Records with drawing code
==========

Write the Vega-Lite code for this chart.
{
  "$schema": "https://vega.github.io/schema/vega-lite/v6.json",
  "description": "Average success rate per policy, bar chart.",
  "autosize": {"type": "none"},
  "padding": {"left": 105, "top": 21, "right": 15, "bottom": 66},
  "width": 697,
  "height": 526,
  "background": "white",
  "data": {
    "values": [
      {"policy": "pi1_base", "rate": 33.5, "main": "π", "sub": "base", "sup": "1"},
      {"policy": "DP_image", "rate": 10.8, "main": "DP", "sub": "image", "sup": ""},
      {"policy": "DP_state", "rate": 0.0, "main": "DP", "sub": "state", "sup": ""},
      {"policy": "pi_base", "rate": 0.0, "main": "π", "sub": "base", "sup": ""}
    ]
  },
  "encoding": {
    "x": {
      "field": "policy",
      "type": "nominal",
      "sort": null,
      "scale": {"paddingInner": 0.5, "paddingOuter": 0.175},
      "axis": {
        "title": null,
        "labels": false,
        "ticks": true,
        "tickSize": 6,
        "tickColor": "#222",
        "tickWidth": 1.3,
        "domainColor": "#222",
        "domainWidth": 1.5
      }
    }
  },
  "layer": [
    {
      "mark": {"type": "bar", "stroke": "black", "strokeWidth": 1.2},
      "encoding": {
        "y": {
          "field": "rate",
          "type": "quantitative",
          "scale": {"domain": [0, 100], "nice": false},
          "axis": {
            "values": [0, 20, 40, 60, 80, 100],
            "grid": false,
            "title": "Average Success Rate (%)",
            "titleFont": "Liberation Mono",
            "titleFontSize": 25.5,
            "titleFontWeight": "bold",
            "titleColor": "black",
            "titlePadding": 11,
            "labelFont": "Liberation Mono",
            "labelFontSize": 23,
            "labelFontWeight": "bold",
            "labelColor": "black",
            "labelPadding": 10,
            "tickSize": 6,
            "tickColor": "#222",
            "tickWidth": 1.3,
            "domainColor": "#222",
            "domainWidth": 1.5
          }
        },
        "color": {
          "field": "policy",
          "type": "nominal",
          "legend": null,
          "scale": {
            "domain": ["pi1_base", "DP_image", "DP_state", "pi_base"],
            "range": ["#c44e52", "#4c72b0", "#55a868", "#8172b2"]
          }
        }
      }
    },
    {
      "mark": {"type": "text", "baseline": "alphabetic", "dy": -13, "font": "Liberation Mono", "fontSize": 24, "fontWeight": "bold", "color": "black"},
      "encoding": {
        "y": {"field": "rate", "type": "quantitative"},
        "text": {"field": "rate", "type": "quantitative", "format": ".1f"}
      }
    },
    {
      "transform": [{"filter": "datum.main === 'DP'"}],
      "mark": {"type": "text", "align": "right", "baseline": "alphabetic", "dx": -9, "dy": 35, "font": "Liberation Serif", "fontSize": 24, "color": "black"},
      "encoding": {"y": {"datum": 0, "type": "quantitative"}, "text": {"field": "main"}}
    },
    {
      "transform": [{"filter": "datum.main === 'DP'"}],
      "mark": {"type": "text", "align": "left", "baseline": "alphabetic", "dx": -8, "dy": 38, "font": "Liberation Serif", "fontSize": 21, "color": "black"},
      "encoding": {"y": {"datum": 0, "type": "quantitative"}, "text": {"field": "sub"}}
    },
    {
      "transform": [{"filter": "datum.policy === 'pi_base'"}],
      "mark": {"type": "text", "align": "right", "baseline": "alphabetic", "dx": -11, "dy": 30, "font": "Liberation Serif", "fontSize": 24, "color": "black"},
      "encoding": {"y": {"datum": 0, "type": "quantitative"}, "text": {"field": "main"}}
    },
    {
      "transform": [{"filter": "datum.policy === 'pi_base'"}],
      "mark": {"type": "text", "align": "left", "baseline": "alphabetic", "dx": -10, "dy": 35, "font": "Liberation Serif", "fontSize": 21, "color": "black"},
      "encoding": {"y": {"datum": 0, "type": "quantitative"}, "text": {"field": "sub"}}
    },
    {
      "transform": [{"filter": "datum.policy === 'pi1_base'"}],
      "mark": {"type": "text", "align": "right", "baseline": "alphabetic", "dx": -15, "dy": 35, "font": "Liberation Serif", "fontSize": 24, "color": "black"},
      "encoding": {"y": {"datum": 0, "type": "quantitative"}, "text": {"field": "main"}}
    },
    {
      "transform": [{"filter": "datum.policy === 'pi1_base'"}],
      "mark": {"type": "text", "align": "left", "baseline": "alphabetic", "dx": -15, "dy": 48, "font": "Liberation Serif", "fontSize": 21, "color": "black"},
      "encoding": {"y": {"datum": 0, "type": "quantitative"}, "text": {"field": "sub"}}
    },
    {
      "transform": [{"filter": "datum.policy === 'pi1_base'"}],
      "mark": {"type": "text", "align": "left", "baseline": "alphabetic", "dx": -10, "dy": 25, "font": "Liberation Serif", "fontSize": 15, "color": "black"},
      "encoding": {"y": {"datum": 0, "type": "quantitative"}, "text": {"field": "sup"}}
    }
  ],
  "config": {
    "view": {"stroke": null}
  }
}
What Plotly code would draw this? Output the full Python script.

==========

Exact output of every entry is required.

> [RESPONSE TO THIS EXERCISE]:
Write the Vega-Lite code for this chart.
{
  "$schema": "https://vega.github.io/schema/vega-lite/v6.json",
  "description": "Average success rate per policy, bar chart.",
  "autosize": {"type": "none"},
  "padding": {"left": 105, "top": 21, "right": 15, "bottom": 66},
  "width": 697,
  "height": 526,
  "background": "white",
  "data": {
    "values": [
      {"policy": "pi1_base", "rate": 33.5, "main": "π", "sub": "base", "sup": "1"},
      {"policy": "DP_image", "rate": 10.8, "main": "DP", "sub": "image", "sup": ""},
      {"policy": "DP_state", "rate": 0.0, "main": "DP", "sub": "state", "sup": ""},
      {"policy": "pi_base", "rate": 0.0, "main": "π", "sub": "base", "sup": ""}
    ]
  },
  "encoding": {
    "x": {
      "field": "policy",
      "type": "nominal",
      "sort": null,
      "scale": {"paddingInner": 0.5, "paddingOuter": 0.175},
      "axis": {
        "title": null,
        "labels": false,
        "ticks": true,
        "tickSize": 6,
        "tickColor": "#222",
        "tickWidth": 1.3,
        "domainColor": "#222",
        "domainWidth": 1.5
      }
    }
  },
  "layer": [
    {
      "mark": {"type": "bar", "stroke": "black", "strokeWidth": 1.2},
      "encoding": {
        "y": {
          "field": "rate",
          "type": "quantitative",
          "scale": {"domain": [0, 100], "nice": false},
          "axis": {
            "values": [0, 20, 40, 60, 80, 100],
            "grid": false,
            "title": "Average Success Rate (%)",
            "titleFont": "Liberation Mono",
            "titleFontSize": 25.5,
            "titleFontWeight": "bold",
            "titleColor": "black",
            "titlePadding": 11,
            "labelFont": "Liberation Mono",
            "labelFontSize": 23,
            "labelFontWeight": "bold",
            "labelColor": "black",
            "labelPadding": 10,
            "tickSize": 6,
            "tickColor": "#222",
            "tickWidth": 1.3,
            "domainColor": "#222",
            "domainWidth": 1.5
          }
        },
        "color": {
          "field": "policy",
          "type": "nominal",
          "legend": null,
          "scale": {
            "domain": ["pi1_base", "DP_image", "DP_state", "pi_base"],
            "range": ["#c44e52", "#4c72b0", "#55a868", "#8172b2"]
          }
        }
      }
    },
    {
      "mark": {"type": "text", "baseline": "alphabetic", "dy": -13, "font": "Liberation Mono", "fontSize": 24, "fontWeight": "bold", "color": "black"},
      "encoding": {
        "y": {"field": "rate", "type": "quantitative"},
        "text": {"field": "rate", "type": "quantitative", "format": ".1f"}
      }
    },
    {
      "transform": [{"filter": "datum.main === 'DP'"}],
      "mark": {"type": "text", "align": "right", "baseline": "alphabetic", "dx": -9, "dy": 35, "font": "Liberation Serif", "fontSize": 24, "color": "black"},
      "encoding": {"y": {"datum": 0, "type": "quantitative"}, "text": {"field": "main"}}
    },
    {
      "transform": [{"filter": "datum.main === 'DP'"}],
      "mark": {"type": "text", "align": "left", "baseline": "alphabetic", "dx": -8, "dy": 38, "font": "Liberation Serif", "fontSize": 21, "color": "black"},
      "encoding": {"y": {"datum": 0, "type": "quantitative"}, "text": {"field": "sub"}}
    },
    {
      "transform": [{"filter": "datum.policy === 'pi_base'"}],
      "mark": {"type": "text", "align": "right", "baseline": "alphabetic", "dx": -11, "dy": 30, "font": "Liberation Serif", "fontSize": 24, "color": "black"},
      "encoding": {"y": {"datum": 0, "type": "quantitative"}, "text": {"field": "main"}}
    },
    {
      "transform": [{"filter": "datum.policy === 'pi_base'"}],
      "mark": {"type": "text", "align": "left", "baseline": "alphabetic", "dx": -10, "dy": 35, "font": "Liberation Serif", "fontSize": 21, "color": "black"},
      "encoding": {"y": {"datum": 0, "type": "quantitative"}, "text": {"field": "sub"}}
    },
    {
      "transform": [{"filter": "datum.policy === 'pi1_base'"}],
      "mark": {"type": "text", "align": "right", "baseline": "alphabetic", "dx": -15, "dy": 35, "font": "Liberation Serif", "fontSize": 24, "color": "black"},
      "encoding": {"y": {"datum": 0, "type": "quantitative"}, "text": {"field": "main"}}
    },
    {
      "transform": [{"filter": "datum.policy === 'pi1_base'"}],
      "mark": {"type": "text", "align": "left", "baseline": "alphabetic", "dx": -15, "dy": 48, "font": "Liberation Serif", "fontSize": 21, "color": "black"},
      "encoding": {"y": {"datum": 0, "type": "quantitative"}, "text": {"field": "sub"}}
    },
    {
      "transform": [{"filter": "datum.policy === 'pi1_base'"}],
      "mark": {"type": "text", "align": "left", "baseline": "alphabetic", "dx": -10, "dy": 25, "font": "Liberation Serif", "fontSize": 15, "color": "black"},
      "encoding": {"y": {"datum": 0, "type": "quantitative"}, "text": {"field": "sup"}}
    }
  ],
  "config": {
    "view": {"stroke": null}
  }
}
What Plotly code would draw this? Output the full Python script.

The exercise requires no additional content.